-- START OF INFORMATION SHOWN --

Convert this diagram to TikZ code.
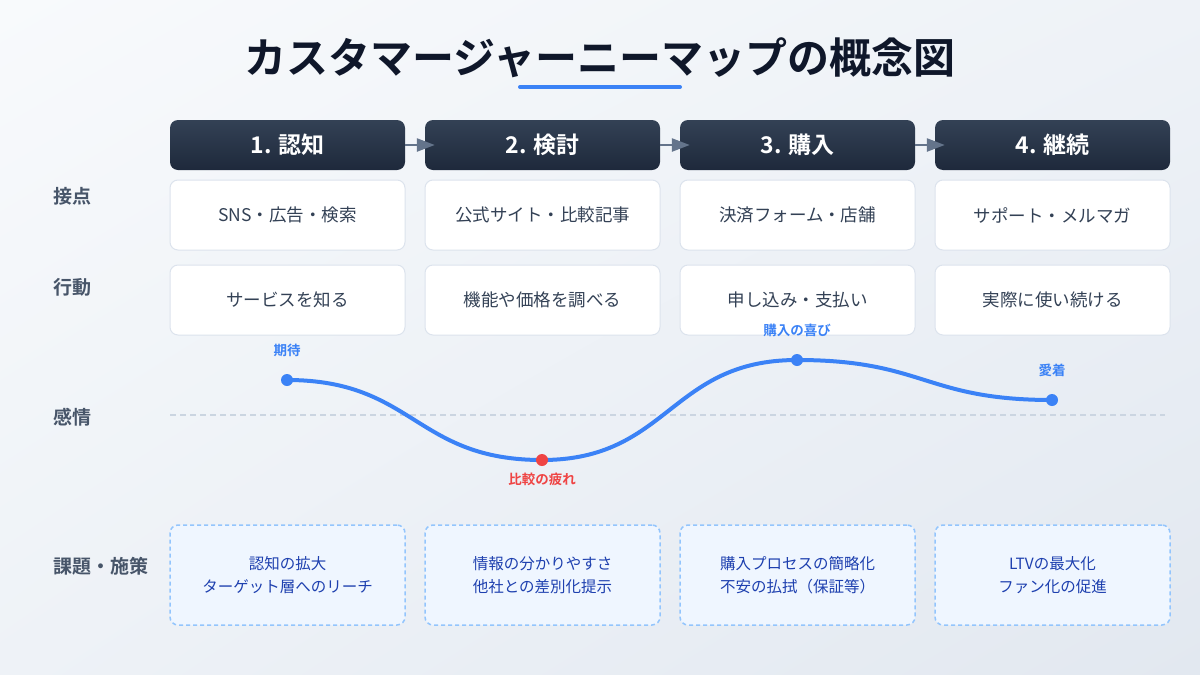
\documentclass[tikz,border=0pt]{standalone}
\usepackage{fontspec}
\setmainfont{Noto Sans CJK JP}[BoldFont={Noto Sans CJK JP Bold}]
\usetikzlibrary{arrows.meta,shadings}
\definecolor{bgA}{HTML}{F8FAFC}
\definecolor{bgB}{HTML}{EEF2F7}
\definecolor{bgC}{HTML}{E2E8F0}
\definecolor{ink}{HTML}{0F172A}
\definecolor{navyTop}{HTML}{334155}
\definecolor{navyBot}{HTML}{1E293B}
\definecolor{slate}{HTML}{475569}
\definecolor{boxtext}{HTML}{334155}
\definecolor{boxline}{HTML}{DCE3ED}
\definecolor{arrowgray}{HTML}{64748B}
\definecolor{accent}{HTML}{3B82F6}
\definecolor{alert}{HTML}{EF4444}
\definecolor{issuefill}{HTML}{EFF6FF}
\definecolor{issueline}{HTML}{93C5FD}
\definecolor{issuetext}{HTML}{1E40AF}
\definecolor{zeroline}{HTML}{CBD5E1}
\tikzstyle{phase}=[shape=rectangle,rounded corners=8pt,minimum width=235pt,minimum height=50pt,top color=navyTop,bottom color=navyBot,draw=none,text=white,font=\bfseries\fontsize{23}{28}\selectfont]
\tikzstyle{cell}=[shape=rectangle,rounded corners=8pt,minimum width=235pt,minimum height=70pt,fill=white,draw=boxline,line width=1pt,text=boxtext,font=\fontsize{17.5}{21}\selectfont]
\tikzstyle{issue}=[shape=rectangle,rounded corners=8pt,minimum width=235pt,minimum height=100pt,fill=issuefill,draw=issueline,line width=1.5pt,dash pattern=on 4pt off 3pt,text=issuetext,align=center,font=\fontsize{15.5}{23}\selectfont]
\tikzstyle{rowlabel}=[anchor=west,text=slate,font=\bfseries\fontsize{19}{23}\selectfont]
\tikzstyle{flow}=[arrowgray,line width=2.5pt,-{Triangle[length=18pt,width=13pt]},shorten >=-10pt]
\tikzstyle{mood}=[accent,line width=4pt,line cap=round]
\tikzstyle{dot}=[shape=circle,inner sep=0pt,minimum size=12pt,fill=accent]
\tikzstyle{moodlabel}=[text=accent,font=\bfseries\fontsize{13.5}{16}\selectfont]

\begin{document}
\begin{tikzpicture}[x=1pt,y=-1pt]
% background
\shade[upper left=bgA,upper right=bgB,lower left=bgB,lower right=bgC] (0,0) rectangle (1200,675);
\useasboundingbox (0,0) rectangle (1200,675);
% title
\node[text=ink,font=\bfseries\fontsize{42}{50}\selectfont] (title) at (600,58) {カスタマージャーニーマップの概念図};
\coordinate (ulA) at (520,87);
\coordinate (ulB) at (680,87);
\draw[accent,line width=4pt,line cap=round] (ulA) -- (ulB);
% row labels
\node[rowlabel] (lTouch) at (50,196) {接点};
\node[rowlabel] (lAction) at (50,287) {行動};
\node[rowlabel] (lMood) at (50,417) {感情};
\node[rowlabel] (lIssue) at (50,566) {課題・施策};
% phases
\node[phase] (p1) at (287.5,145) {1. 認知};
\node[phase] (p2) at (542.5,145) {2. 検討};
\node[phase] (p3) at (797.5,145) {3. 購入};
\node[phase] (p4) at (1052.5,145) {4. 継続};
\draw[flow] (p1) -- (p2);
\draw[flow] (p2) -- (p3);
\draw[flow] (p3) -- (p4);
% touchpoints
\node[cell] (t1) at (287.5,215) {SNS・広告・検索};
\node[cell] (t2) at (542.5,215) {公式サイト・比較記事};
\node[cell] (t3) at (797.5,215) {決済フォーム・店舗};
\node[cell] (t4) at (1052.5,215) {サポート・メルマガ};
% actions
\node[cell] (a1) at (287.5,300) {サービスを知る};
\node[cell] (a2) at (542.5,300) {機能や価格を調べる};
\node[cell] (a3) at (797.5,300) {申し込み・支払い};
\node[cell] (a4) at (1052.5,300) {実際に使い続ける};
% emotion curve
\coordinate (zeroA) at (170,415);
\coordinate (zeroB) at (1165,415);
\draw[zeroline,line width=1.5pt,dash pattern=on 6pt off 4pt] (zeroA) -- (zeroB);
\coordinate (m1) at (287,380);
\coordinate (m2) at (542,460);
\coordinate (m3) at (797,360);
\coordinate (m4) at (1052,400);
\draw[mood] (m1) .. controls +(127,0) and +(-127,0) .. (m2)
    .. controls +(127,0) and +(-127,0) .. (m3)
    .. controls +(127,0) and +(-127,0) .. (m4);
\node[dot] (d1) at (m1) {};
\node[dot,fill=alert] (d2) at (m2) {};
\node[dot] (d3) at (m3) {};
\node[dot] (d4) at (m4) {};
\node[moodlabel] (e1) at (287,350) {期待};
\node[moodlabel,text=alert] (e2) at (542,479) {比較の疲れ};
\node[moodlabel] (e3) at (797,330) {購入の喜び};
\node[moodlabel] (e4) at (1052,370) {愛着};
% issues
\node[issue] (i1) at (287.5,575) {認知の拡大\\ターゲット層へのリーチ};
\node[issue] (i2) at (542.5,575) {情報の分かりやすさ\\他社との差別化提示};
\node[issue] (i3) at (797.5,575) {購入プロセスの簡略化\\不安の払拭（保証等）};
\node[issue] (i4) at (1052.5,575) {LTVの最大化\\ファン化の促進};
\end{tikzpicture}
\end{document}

-- END OF INFORMATION SHOWN --

Copy every line of the data word for word, omitting the images.

— WRITTEN SOLUTION —
Convert this diagram to TikZ code.
\documentclass[tikz,border=0pt]{standalone}
\usepackage{fontspec}
\setmainfont{Noto Sans CJK JP}[BoldFont={Noto Sans CJK JP Bold}]
\usetikzlibrary{arrows.meta,shadings}
\definecolor{bgA}{HTML}{F8FAFC}
\definecolor{bgB}{HTML}{EEF2F7}
\definecolor{bgC}{HTML}{E2E8F0}
\definecolor{ink}{HTML}{0F172A}
\definecolor{navyTop}{HTML}{334155}
\definecolor{navyBot}{HTML}{1E293B}
\definecolor{slate}{HTML}{475569}
\definecolor{boxtext}{HTML}{334155}
\definecolor{boxline}{HTML}{DCE3ED}
\definecolor{arrowgray}{HTML}{64748B}
\definecolor{accent}{HTML}{3B82F6}
\definecolor{alert}{HTML}{EF4444}
\definecolor{issuefill}{HTML}{EFF6FF}
\definecolor{issueline}{HTML}{93C5FD}
\definecolor{issuetext}{HTML}{1E40AF}
\definecolor{zeroline}{HTML}{CBD5E1}
\tikzstyle{phase}=[shape=rectangle,rounded corners=8pt,minimum width=235pt,minimum height=50pt,top color=navyTop,bottom color=navyBot,draw=none,text=white,font=\bfseries\fontsize{23}{28}\selectfont]
\tikzstyle{cell}=[shape=rectangle,rounded corners=8pt,minimum width=235pt,minimum height=70pt,fill=white,draw=boxline,line width=1pt,text=boxtext,font=\fontsize{17.5}{21}\selectfont]
\tikzstyle{issue}=[shape=rectangle,rounded corners=8pt,minimum width=235pt,minimum height=100pt,fill=issuefill,draw=issueline,line width=1.5pt,dash pattern=on 4pt off 3pt,text=issuetext,align=center,font=\fontsize{15.5}{23}\selectfont]
\tikzstyle{rowlabel}=[anchor=west,text=slate,font=\bfseries\fontsize{19}{23}\selectfont]
\tikzstyle{flow}=[arrowgray,line width=2.5pt,-{Triangle[length=18pt,width=13pt]},shorten >=-10pt]
\tikzstyle{mood}=[accent,line width=4pt,line cap=round]
\tikzstyle{dot}=[shape=circle,inner sep=0pt,minimum size=12pt,fill=accent]
\tikzstyle{moodlabel}=[text=accent,font=\bfseries\fontsize{13.5}{16}\selectfont]

\begin{document}
\begin{tikzpicture}[x=1pt,y=-1pt]
% background
\shade[upper left=bgA,upper right=bgB,lower left=bgB,lower right=bgC] (0,0) rectangle (1200,675);
\useasboundingbox (0,0) rectangle (1200,675);
% title
\node[text=ink,font=\bfseries\fontsize{42}{50}\selectfont] (title) at (600,58) {カスタマージャーニーマップの概念図};
\coordinate (ulA) at (520,87);
\coordinate (ulB) at (680,87);
\draw[accent,line width=4pt,line cap=round] (ulA) -- (ulB);
% row labels
\node[rowlabel] (lTouch) at (50,196) {接点};
\node[rowlabel] (lAction) at (50,287) {行動};
\node[rowlabel] (lMood) at (50,417) {感情};
\node[rowlabel] (lIssue) at (50,566) {課題・施策};
% phases
\node[phase] (p1) at (287.5,145) {1. 認知};
\node[phase] (p2) at (542.5,145) {2. 検討};
\node[phase] (p3) at (797.5,145) {3. 購入};
\node[phase] (p4) at (1052.5,145) {4. 継続};
\draw[flow] (p1) -- (p2);
\draw[flow] (p2) -- (p3);
\draw[flow] (p3) -- (p4);
% touchpoints
\node[cell] (t1) at (287.5,215) {SNS・広告・検索};
\node[cell] (t2) at (542.5,215) {公式サイト・比較記事};
\node[cell] (t3) at (797.5,215) {決済フォーム・店舗};
\node[cell] (t4) at (1052.5,215) {サポート・メルマガ};
% actions
\node[cell] (a1) at (287.5,300) {サービスを知る};
\node[cell] (a2) at (542.5,300) {機能や価格を調べる};
\node[cell] (a3) at (797.5,300) {申し込み・支払い};
\node[cell] (a4) at (1052.5,300) {実際に使い続ける};
% emotion curve
\coordinate (zeroA) at (170,415);
\coordinate (zeroB) at (1165,415);
\draw[zeroline,line width=1.5pt,dash pattern=on 6pt off 4pt] (zeroA) -- (zeroB);
\coordinate (m1) at (287,380);
\coordinate (m2) at (542,460);
\coordinate (m3) at (797,360);
\coordinate (m4) at (1052,400);
\draw[mood] (m1) .. controls +(127,0) and +(-127,0) .. (m2)
    .. controls +(127,0) and +(-127,0) .. (m3)
    .. controls +(127,0) and +(-127,0) .. (m4);
\node[dot] (d1) at (m1) {};
\node[dot,fill=alert] (d2) at (m2) {};
\node[dot] (d3) at (m3) {};
\node[dot] (d4) at (m4) {};
\node[moodlabel] (e1) at (287,350) {期待};
\node[moodlabel,text=alert] (e2) at (542,479) {比較の疲れ};
\node[moodlabel] (e3) at (797,330) {購入の喜び};
\node[moodlabel] (e4) at (1052,370) {愛着};
% issues
\node[issue] (i1) at (287.5,575) {認知の拡大\\ターゲット層へのリーチ};
\node[issue] (i2) at (542.5,575) {情報の分かりやすさ\\他社との差別化提示};
\node[issue] (i3) at (797.5,575) {購入プロセスの簡略化\\不安の払拭（保証等）};
\node[issue] (i4) at (1052.5,575) {LTVの最大化\\ファン化の促進};
\end{tikzpicture}
\end{document}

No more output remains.